Thursday, September 8, 2016

When Your Kids Become Actual People

I don't write on this blog as often as I used to, and for that there are many reasons. We are no longer in the early days when things were changing so constantly for Ethan. There was always a new challenge, a new milestone, even a new therapy technique or idea. Now we're kind of staying the course, slow and steady, and while it's not all rainbows and butterflies, he's certainly doing very well. For that I am very thankful.

There's always just, well, life...and I guess I'd say priorities. I do my best writing in the early morning. But I like to save my devotional time for the early morning. And if I have freelance work, I often write then. Add that to the everyday business of marriage, three kids, and trying to connect with friends and fit in a few other hobbies when I can, and yeah, the blog gets pushed aside.

But the biggest reason ironically is one I never considered, when I started this blog. How I wish I did. When I began writing about Ethan's experiences almost seven years ago, I have to admit I was still very na├»ve about the internet, security, privacy, and sharing personal information online. Social media was just becoming a part of my life. I didn't even get a smart phone until about three or four years ago, and that was only because my other one died.

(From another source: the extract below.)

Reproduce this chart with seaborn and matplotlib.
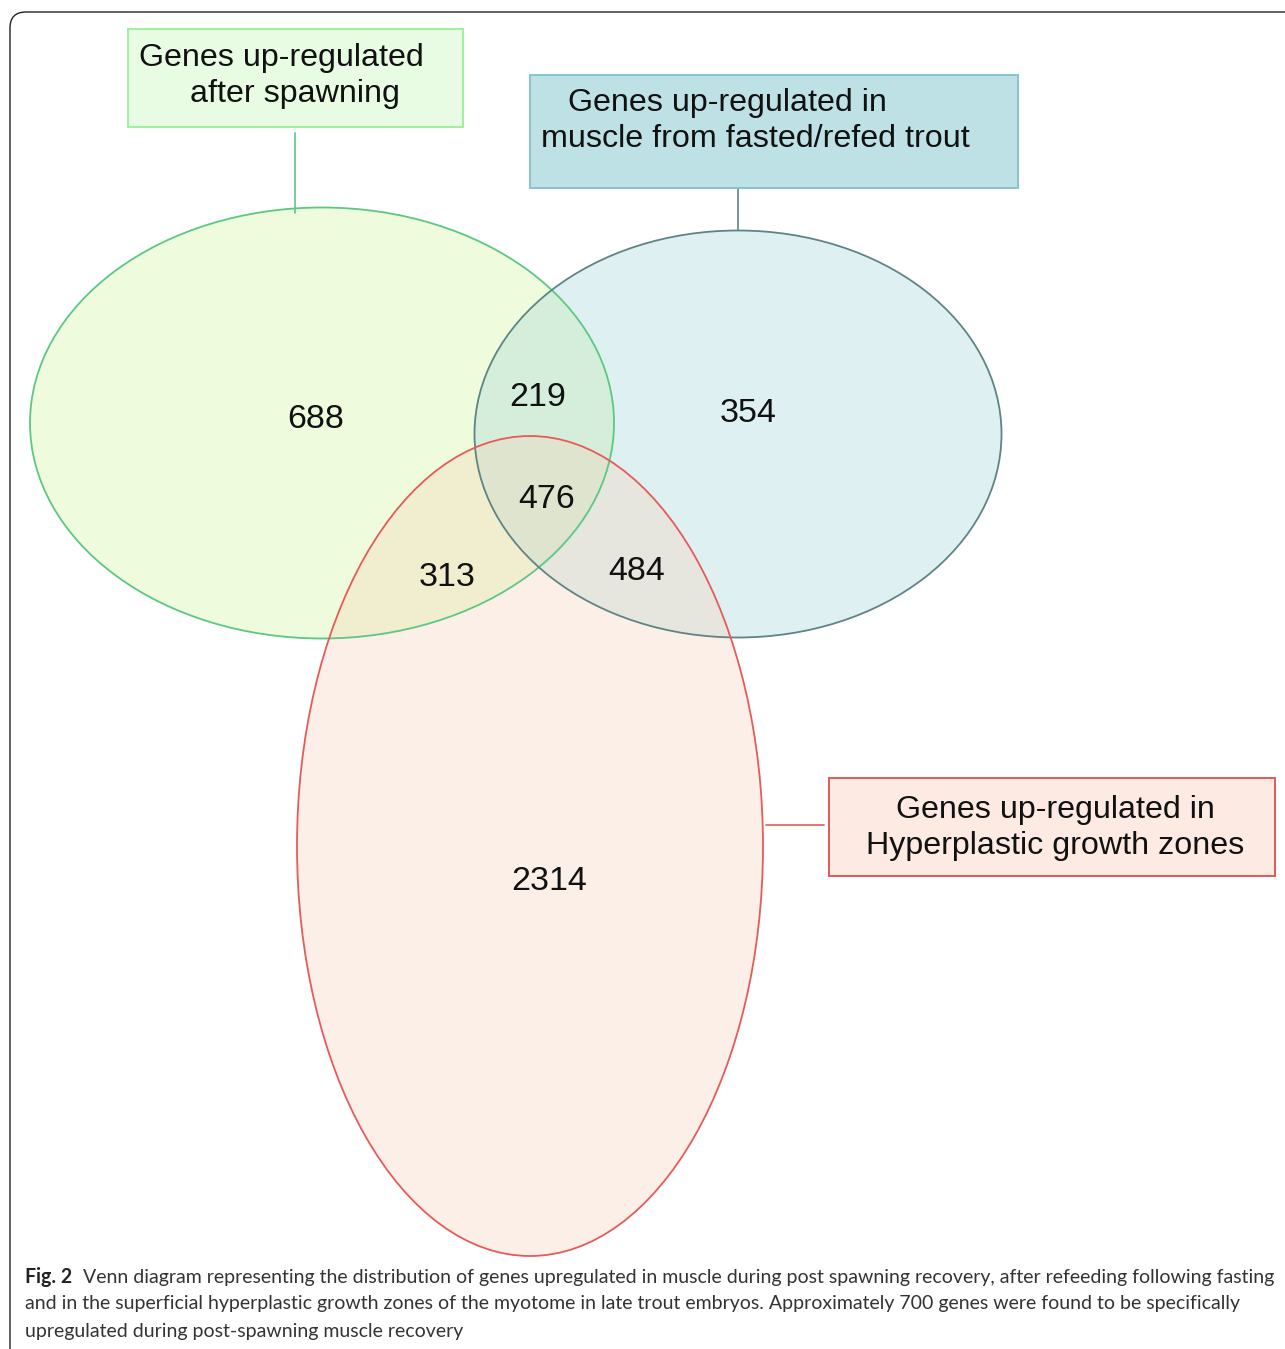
import matplotlib
matplotlib.use("Agg")
import matplotlib.pyplot as plt
import seaborn as sns
from matplotlib.patches import Ellipse, Rectangle, FancyBboxPatch

sns.set_theme(style="white")
plt.rcParams['font.family'] = ['Liberation Sans', 'DejaVu Sans']

# Data
set_names = ["Genes up-regulated\n   after spawning",
             "   Genes up-regulated in\nmuscle from fasted/refed trout",
             "Genes up-regulated in\nHyperplastic growth zones"]
region_names = ["S only", "S&F", "F only", "S&F&H", "S&H", "F&H", "H only"]
region_counts = [688, 219, 354, 476, 313, 484, 2314]

caption_bold = "Fig. 2"
caption_lines = [
    "Venn diagram representing the distribution of genes upregulated in muscle during post spawning recovery, after refeeding following fasting",
    "and in the superficial hyperplastic growth zones of the myotome in late trout embryos. Approximately 700 genes were found to be specifically",
    "upregulated during post-spawning muscle recovery",
]

# Layout (pixel coords, y down)
ellipses = [  # cx, cy, w, h
    (322, 423, 584, 431),
    (738, 434, 527, 407),
    (530, 846, 466, 820),
]
fill_cols = ["#c8f58f", "#98d0d8", "#f8cdb0"]
edge_cols = ["#5cc882", "#5f8484", "#e85a5a"]
fill_alpha = 0.3

region_xy = [(316, 420), (538, 397), (748, 414), (547, 499),
             (447, 577), (637, 572), (549, 882)]

boxes = [  # x0, y0, x1, y1
    (128, 29, 463, 127),
    (530, 75, 1018, 188),
    (829, 778, 1275, 876),
]
box_fill = ["#e8fce4", "#bde1e5", "#fdebe3"]
box_edge = ["#9ef09e", "#86c4cc", "#e05a5a"]
box_text_xy = [(281, 76, "center"), (541, 121, "left"), (1055, 828, "center")]
connectors = [((295, 295), (133, 213)), ((738, 738), (188, 230)), ((766, 824), (825, 825))]

fig = plt.figure(figsize=(12.85, 13.49), dpi=100)
ax = fig.add_axes([0, 0, 1, 1])
ax.set_xlim(0, 1285)
ax.set_ylim(1349, 0)
ax.axis("off")

# page frame
frame = FancyBboxPatch((10, 12), 1400, 1500, boxstyle="round,pad=0,rounding_size=16",
                       fill=False, edgecolor="#222222", linewidth=1.0, zorder=0)
ax.add_patch(frame)

for (cx, cy, w, h), fc in zip(ellipses, fill_cols):
    ax.add_patch(Ellipse((cx, cy), w, h, facecolor=fc, alpha=fill_alpha,
                         edgecolor="none", zorder=1))
for (cx, cy, w, h), ec in zip(ellipses, edge_cols):
    ax.add_patch(Ellipse((cx, cy), w, h, facecolor="none", edgecolor=ec,
                         linewidth=1.3, zorder=2))

for (x, y), n in zip(region_xy, region_counts):
    ax.text(x, y, str(n), fontsize=24.5, ha="center", va="center", color="#111111", zorder=3)

for (x0, y0, x1, y1), fc, ec in zip(boxes, box_fill, box_edge):
    ax.add_patch(Rectangle((x0, y0), x1 - x0, y1 - y0, facecolor=fc, edgecolor=ec,
                           linewidth=1.4, zorder=3))
for (x, y, ha), name in zip(box_text_xy, set_names):
    ax.text(x, y, name, fontsize=23.2, ha=ha, va="center", color="#111111",
            linespacing=1.3, zorder=4)
for (xs, ys), ec in zip(connectors, edge_cols):
    ax.plot(xs, ys, color=ec, linewidth=1.2, zorder=2)

# caption, sized so the first line ends where the reference does
cap_font = ['Lato', 'Liberation Sans', 'DejaVu Sans']
cap_size = 16
cap_right = 1274
head = ax.text(25, 1277, caption_bold, fontsize=cap_size, fontweight="bold", family=cap_font,
               ha="left", va="center", color="#222222")
body = []
for i, line in enumerate(caption_lines):
    body.append(ax.text(25, 1277 + 27 * i, line, fontsize=cap_size, family=cap_font,
                        ha="left", va="center", color="#333333"))

r = fig.canvas.get_renderer()
inv = ax.transData.inverted()
for _ in range(3):
    hx1 = inv.transform(head.get_window_extent(r).get_points())[1][0]
    body[0].set_x(hx1 + 11)
    wb = body[0].get_window_extent(r).width
    new_size = body[0].get_fontsize() * (cap_right - (hx1 + 11)) / wb
    for t in body + [head]:
        t.set_fontsize(new_size)
hx1 = inv.transform(head.get_window_extent(r).get_points())[1][0]
body[0].set_x(hx1 + 11)

fig.savefig("out.png", dpi=100)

I would have done this all differently. I would have given Ethan an alias. You know, the whole "names have been changed to protect the innocent" deal. Or I wouldn't have shared publicly. I would have kept a journal just for me, for my family, to look back at sometime down the road. I guess what happened is that I stumbled upon some other autism blogs that I found to be very moving, and helpful. And I thought -- I'm a writer. Why don't I blog, too? It'll be a great outlet. Maybe I'll help someone else, or help someone else better understand Ethan.

And as with most human endeavors, there was that mixture of pure vs. more self-seeking motives. Who doesn't like to receive good feedback and validation?

For the longest time, I swept all of these feelings about what I was actually doing with my blog a little bit under the rug, but then something happened. My kids grew older. Anna started voicing clear opinions about, for example, not wanting me sharing most pictures of her on Facebook, and not wanting me broadcasting things she was going through to the unseen world. I do my best to respect that. Usually.

And now Ethan has started to do the same thing. Not only that, but Ethan now understands that he is a person with autism. He may not quite grasp all that entails, he may not see himself as someone who technically has "special needs," but still: he knows. And just as kids as they get older get more private about their own bodies ("Stay out! I'm changing!"), he has become a little more private about the quirky things that make him, him. They are not something he hides. But some are more like familiar jokes or discussions within our family. It's almost as if we have our own language, sometimes.

I know the "scripts" he likes to run through with Chloe, for example. He knows they are scripts but can't always explain why he likes them. He's not embarrassed about them -- yet more and more I'm feeling he IS wary of many people he doesn't know reading about them.

The time has come to tread more lightly.

I think I will continue to blog. I don't always write about Ethan, after all. There are more than enough mom-failures to share. And I think there is a way to continue writing about Ethan in a way that helps people to understand him and autism in general. It's just that I have to be more mindful. We all do. He is a person. He has feelings. He is never a punchline or a freak of nature. The same goes for living with a middle schooler! They may befuddle us sometimes, or humble us, or teach us, or frustrate us, but they are people who someday will be adults. They don't need their lives laid out for the world to see. It's hard to believe sometimes in the culture we live in, but some things truly are better left unsaid. Or unpublished.